Goal of displacement

He told The Electronic Intifada that the areas of the city under the most pressure right now are Tel Rumeida, Shuhada Street and the Ibrahimi Mosque.

“In these areas, the soldiers are arresting kids, detaining them and giving them a hard time. It’s putting more pressure on us … for the goal of displacing Palestinians here.”

An Israeli soldier allegedly threatened to kill a Palestinian schoolgirl near the Ibrahimi Mosque as she was making her way home, reported Ma’an News Agency last week (“Hebron schoolgirl says Israeli soldier threatened to kill her,” 15 January 2014).

Hamed Salem, the chairperson of Birzeit University’s archaeology department, spoke to The Electronic Intifada about Israel’s use of archaeology to implement expansionist policies.

“This is one of the many illegal excavations taking place,” Salem said, referring to the digs in Hebron.

“Archaeology as propaganda”

Rather than being a legitimate archaeological project, Salem noted, it is about “the settlers’ political agenda. They are using archaeology as propaganda to justify their presence” in Hebron.

Salem added that the archaeological park in Tel Rumeida “comes from the same idea” as other excavations used by Israeli settlers and authorities to displace Palestinians.

In Silwan, a Palestinian neighborhood in occupied East Jerusalem, an Israeli settler organization has established the City of David, a state-funded archaeological park.
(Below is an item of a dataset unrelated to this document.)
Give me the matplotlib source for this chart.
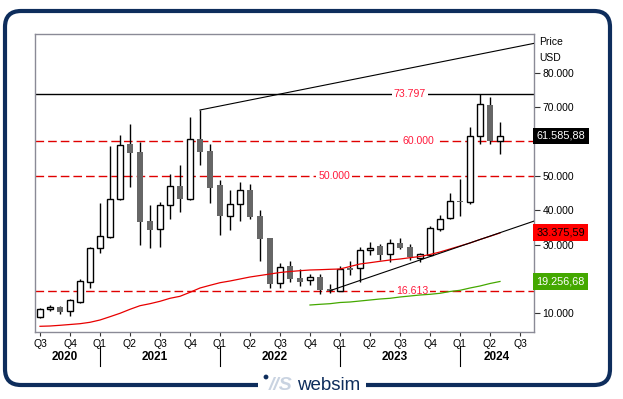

In Khirbet Susiya, a village in the South Hebron Hills, Palestinian residents were expelled from their original lands in 1986 after Israel declared the area an archaeological zone. Today, they live only a few hundred meters away, dwelling in caves and shaky wooden structures that are frequently bulldozed by Israel’s military.

For Tel Rumeida, the expansion of settlements will translate into more settlers, soldiers and violence against Palestinians. Yet Abu Haikal promised that her family is there to stay.

“I love Tel Rumeida,” she said “It’s in my blood. I’d rather die than leave.”